More unusually though, all the toing and froing over Pirelli's death has gone. Traditionally he's throttled by Todd, but not quite killed, and dumped in a trunk. Then there's various business with both Lovett and Tobias coming up to look for him, while Pirelli's hand waggles, caught in the lid of the trunk, until Todd finally despatches him with the razor. I'm not sure it ever works that well, and probably would do less so in such a big theatre. But what the scene does do is set up the unpleasant ambiguity of Lovett's relationship with Tobias, fulfilled in the second act where her affection for him is revealed as pure sentimentality. As it is, Tobias simply disappears until the beginning of Act II.

The strangest cut, however, is not to include The Tower of Bray in Parlour Songs. While it's never going to be a hit, it's not long and is particularly haunting as a trio with Tobias below in the bakehouse. (This was attempted with Sweet Polly Plunkett, but wasn't contextualized and didn't work so well musically.) Additionally the dialogue around The Tower of Bray provides for some good jokes: 'LOVETT: How many bells are there?

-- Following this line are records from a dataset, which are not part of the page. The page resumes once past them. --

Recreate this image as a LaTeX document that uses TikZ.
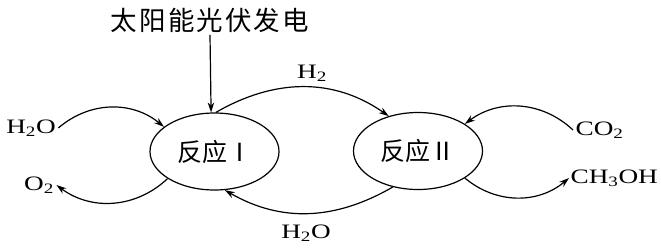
\documentclass[tikz,border=0pt]{standalone}
\usepackage{fontspec}
\newfontfamily\chemfont[FakeStretch=1.33]{Liberation Serif}
\newfontfamily\cjk{Noto Sans CJK SC}
\newfontfamily\cjkwide[LetterSpace=8]{Noto Sans CJK SC}
\usetikzlibrary{arrows.meta,shapes.geometric}

\begin{document}
\begin{tikzpicture}[x=1pt, y=1pt, line width=1.2pt, >={Stealth[length=10pt,width=6.5pt]},
	react/.style={draw, ellipse, minimum width=129pt, minimum height=77pt, inner sep=0pt, font=\cjk\fontsize{25}{25}\selectfont},
	chem/.style={inner sep=2pt, font=\chemfont\fontsize{20.5}{20.5}\selectfont}]
	\useasboundingbox (0,0) rectangle (661,250);
	\node[font=\cjkwide\fontsize{26.5}{26.5}\selectfont, inner sep=2pt] (sun) at (210,230) {太阳能光伏发电};
	\node[react] (r1) at (214.5,98.5) {反应Ⅰ};
	\node[react] (r2) at (418,99) {反应Ⅱ};
	\node[chem] (h2oin) at (31,122) {H\textsubscript{2}O};
	\node[chem] (o2) at (39,65) {O\textsubscript{2}};
	\node[chem] (h2) at (312,177) {H\textsubscript{2}};
	\node[chem] (h2ob) at (306,17) {H\textsubscript{2}O};
	\node[chem, anchor=west] (co2) at (573,120) {CO\textsubscript{2}};
	\node[chem, anchor=west, inner sep=1pt] (ch3oh) at (569,72) {CH\textsubscript{3}OH};
	\draw[->] (sun.south) -- (r1.95);
	\draw[->] (h2oin.east) to[bend left=40] (r1.154);
	\draw[->] (r1.210) to[bend left=40] (o2.east);
	\draw[->] (r1.88) to[out=30, in=145] (r2.130);
	\draw[->] (r2.235) to[out=210, in=-30] (r1.285);
	\draw[->] (co2.west) to[bend right=40] (r2.30);
	\draw[->] (r2.-30) to[bend right=40] (ch3oh.west);
\end{tikzpicture}
\end{document}
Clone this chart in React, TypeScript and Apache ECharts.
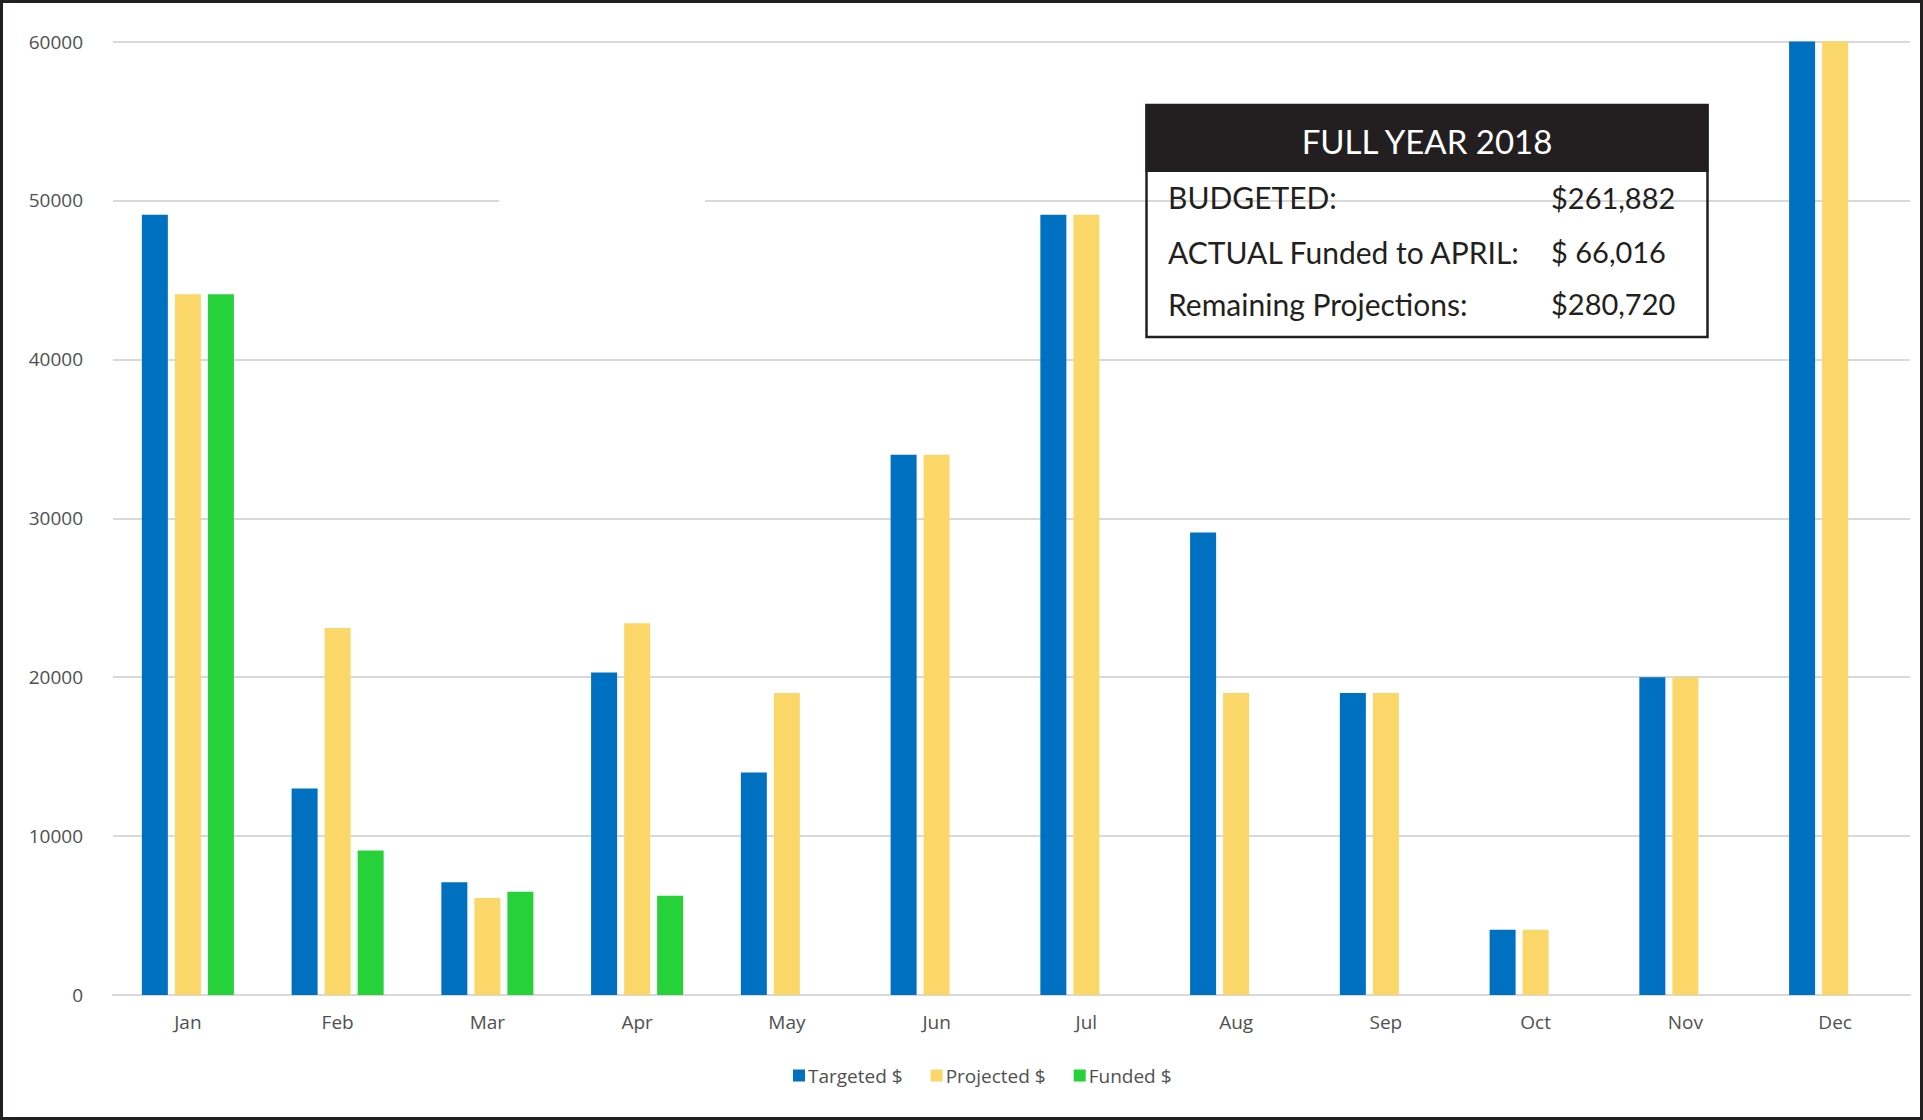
import React, { useEffect, useRef } from "react";
import * as echarts from "echarts";

const months = ["Jan", "Feb", "Mar", "Apr", "May", "Jun", "Jul", "Aug", "Sep", "Oct", "Nov", "Dec"];
const targeted = [49100, 13000, 7100, 20300, 14000, 34000, 49100, 29100, 19000, 4100, 20000, 60000];
const projected = [44100, 23100, 6100, 23400, 19000, 34000, 49100, 19000, 19000, 4100, 20000, 60000];
const funded = [44100, 9100, 6500, 6250, null, null, null, null, null, null, null, null];
const seriesNames = ["Targeted $", "Projected $", "Funded $"];
const seriesColors = ["#0070C0", "#FAD768", "#27D13A"];

const boxTitle = "FULL YEAR 2018";
const summaryLabels = ["BUDGETED:", "ACTUAL Funded to APRIL:", "Remaining Projections:"];
const summaryValues = ["$261,882", "$ 66,016", "$280,720"];

export default function App() {
  const ref = useRef<HTMLDivElement>(null);
  useEffect(() => {
    if (!ref.current) return;
    const chart = echarts.init(ref.current, null, { renderer: "svg" });
    const boxFont = "Lato, 'Open Sans', sans-serif";
    const rowYs = [197, 251.5, 303.5];
    const graphics: any[] = [
      // frame
      {
        type: "rect",
        z: 100,
        shape: { x: 1.5, y: 1.5, width: 1920, height: 1117 },
        style: { fill: "none", stroke: "#231F20", lineWidth: 3 },
      },
      // gap in 50000 gridline
      {
        type: "rect",
        z: 1,
        shape: { x: 499, y: 196, width: 206, height: 7 },
        style: { fill: "#FFFFFF" },
      },
      // summary box header
      {
        type: "rect",
        z: 50,
        shape: { x: 1145.5, y: 104, width: 563, height: 68 },
        style: { fill: "#231F20" },
      },
      {
        type: "rect",
        z: 50,
        shape: { x: 1146.5, y: 105, width: 561, height: 232 },
        style: { fill: "none", stroke: "#231F20", lineWidth: 2.5 },
      },
      {
        type: "text",
        z: 51,
        x: 1427,
        y: 140.5,
        style: {
          text: boxTitle,
          fill: "#FFFFFF",
          font: `33px ${boxFont}`,
          align: "center",
          verticalAlign: "middle",
        },
      },
    ];
    summaryLabels.forEach((lab, i) => {
      graphics.push({
        type: "text",
        z: 51,
        x: 1168,
        y: rowYs[i],
        style: { text: lab, fill: "#231F20", font: `30px ${boxFont}`, align: "left", verticalAlign: "middle" },
      });
      graphics.push({
        type: "text",
        z: 51,
        x: 1551,
        y: rowYs[i],
        style: { text: summaryValues[i], fill: "#231F20", font: `29px ${boxFont}`, align: "left", verticalAlign: "middle" },
      });
    });

    const labelFont = "'Open Sans', sans-serif";
    const data = [targeted, projected, funded];
    chart.setOption({
      animation: false,
      backgroundColor: "#FFFFFF",
      grid: { left: 113, right: 13, top: 41.5, bottom: 125 },
      legend: {
        left: 793,
        top: 1066,
        padding: 0,
        itemWidth: 12,
        itemHeight: 12,
        itemGap: 28,
        icon: "rect",
        textStyle: { color: "#505050", fontSize: 19, fontFamily: labelFont, padding: [0, 0, 0, -2] },
        data: seriesNames,
      },
      xAxis: {
        type: "category",
        data: months,
        axisLine: { lineStyle: { color: "#D9D9D9", width: 2 } },
        axisTick: { show: false },
        axisLabel: { color: "#505050", fontSize: 19, fontFamily: labelFont, margin: 17 },
      },
      yAxis: {
        type: "value",
        min: 0,
        max: 60000,
        interval: 10000,
        axisLine: { show: false },
        axisTick: { show: false },
        axisLabel: {
          color: "#505050",
          fontSize: 19,
          fontFamily: labelFont,
          margin: 30,
          formatter: (v: number) => String(v),
        },
        splitLine: { lineStyle: { color: "#D9D9D9", width: 2 } },
      },
      series: seriesNames.map((name, i) => ({
        name,
        type: "bar",
        data: data[i],
        barWidth: 26,
        barGap: "27%",
        itemStyle: { color: seriesColors[i] },
      })),
      graphic: graphics,
    });
    return () => chart.dispose();
  }, []);
  return (
    <div
      ref={ref}
      style={{ position: "absolute", left: 0, top: 0, width: 1923, height: 1120 }}
    />
  );
}
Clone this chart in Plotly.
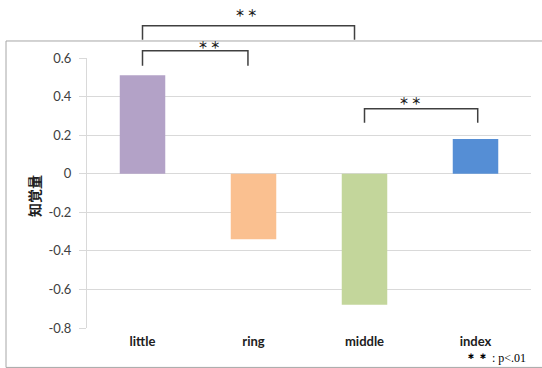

BEADLE: Twelve.' - I might even have laughed at that (though I've achieved as much by telling you that I might have).

In the end, it's about expectations. I love Sweeney and I was very slightly disappointed by a production I'd had high hopes for. Impertinent of me though it may be, I suspect some of the standing ovators were overcompensating for similar disappointment. For a seasoned Todd-follower there was plenty to enjoy and, as there always is, a little to criticize too. For a novice, I'd have to recommend full staging - maybe Thompson and Terfel should give it a go.